No one likes train toilets, particularly Jeremy Hunt after he pulled the wrong cord by mistake on his way to the Tory party conference…
No one likes train toilets. End Game especially hates the ones that you have to open and lock by pressing buttons (we can never quite shake the fear that the door will slide open agonisingly slowly at any moment).
Our anxiety must be shared by Jeremy Hunt.
According to newspaper reports, passengers on a Virgin train en route to the Conservative Party conference in Manchester last week were startled by an announcement informing them that someone had pulled the emergency cord in the loo.
‘Mr Hunt admitted he pulled the cord by mistake’
Reports said a red-faced Mr Hunt emerged from the toilet, admitting he’d pulled the cord by mistake.
An easy mishap to make, especially for those, like End Game, who are accustomed to the reassuringly vintage feel of old fashioned chain pull loos.
The papers that reported the incident included a quote from an unnamed passenger, which is surely too good not to be true.
With Mr Hunt still locking horns with the British Medical Association over the junior doctors contract, the eyewitness acidly commented: “It’s a good job he didn’t actually need a doctor.

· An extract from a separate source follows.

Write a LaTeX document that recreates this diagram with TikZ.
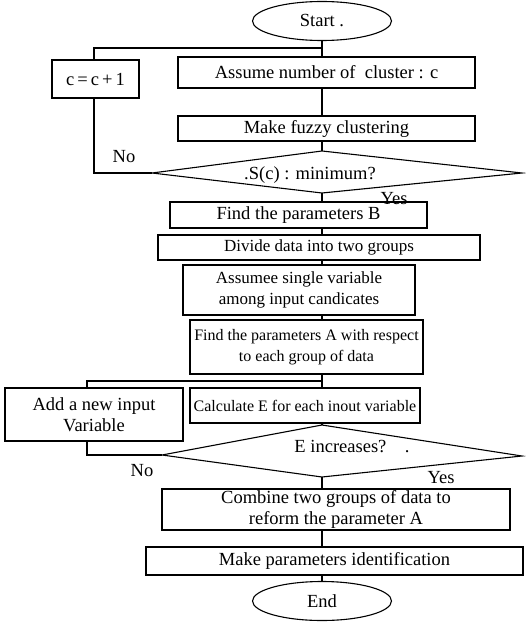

I’m not sure anyone would have volunteered.”
Accidental faux pas
Things didn’t get much better for our hero once he arrived in Manchester.
First, he made the evening news last week after having to be protected from a baying crowd of protesters as he tried to enter the conference. The health secretary seemed to take it OK – joking that he was no longer “the most interesting Jeremy in politics” and blaming the presence of the protesters on the arrival of Mr Corbyn.
Then, the next day, Mr Hunt once again made headlines – this time for accidentally saying poor people need to work harder and that Britons should be more like Chinese people. At least no one in the NHS is angry with Mr Hunt. Oh…
When laughter induced labour
NHS England and Baroness Cumberlege announced last month that they were gathering evidence from the public for their review of maternity services.
Naturally, End Game is keen to fulfil its civic duty and proposes box office comedian Michael McIntyre be appointed the NHS’s “induction tsar”. This is in light of reports last week of an Essex lady who laughed so hard while watching his London O2 Arena show that her waters broke six weeks early.
The new mum is convinced the early birth was brought on by a routine about doping kids up with Calpol and Nurofen, according to a report on comedy website Chortle.
‘Imagine a world where Michael’s powers of mirth were used as a force for good’
Premature births are obviously no laughing matter and fortunately she was able to get safely to Colchester Hospital, where she gave birth to a healthy baby girl. Congrats all round.
But imagine for a moment a world where Michael’s powers of mirth were used as a force for good – a world where his apparently hilarious gags were used to help induce mums-to-be who were well past their due date, thus avoiding the need for induction hormones, and all that caper.
Mr McIntyre, who supports various charitable causes, would doubtless jump at the chance to do some pro bono work for the NHS, as well as giving something back to the many fans who have helped him buy a jolly snazzy Ferrari.
End Game concedes that a potential fly in the ointment could be that some people find Mr McIntyre’s brand of populist comedy unamusing, but perhaps the NHS could extend choice for patients by assembling a roster of comics.
The name speaks for itself
A recent trawl through Five Boroughs Partnership Foundation Trust’s board papers gave End Game a blessed opportunity to bang its “nominative determinism” gong once again.
Has the career destiny of Five Boroughs’ finance director been influenced by her moniker? In the case of Sam Proffitt, surely it has.
‘There seems to be some scope for efficiency in Ms Proffitt’s surname’
True to her name, under Ms Proffitt’s stewardship, the trust is currently forecasting a surplus for this year.
However, in these financially straitened times, economies need to be made, even at the best performing providers.
And there seems to be some scope for efficiency in Ms Proffitt’s surname: as is the case in many health economies, there’s an “FT” too many.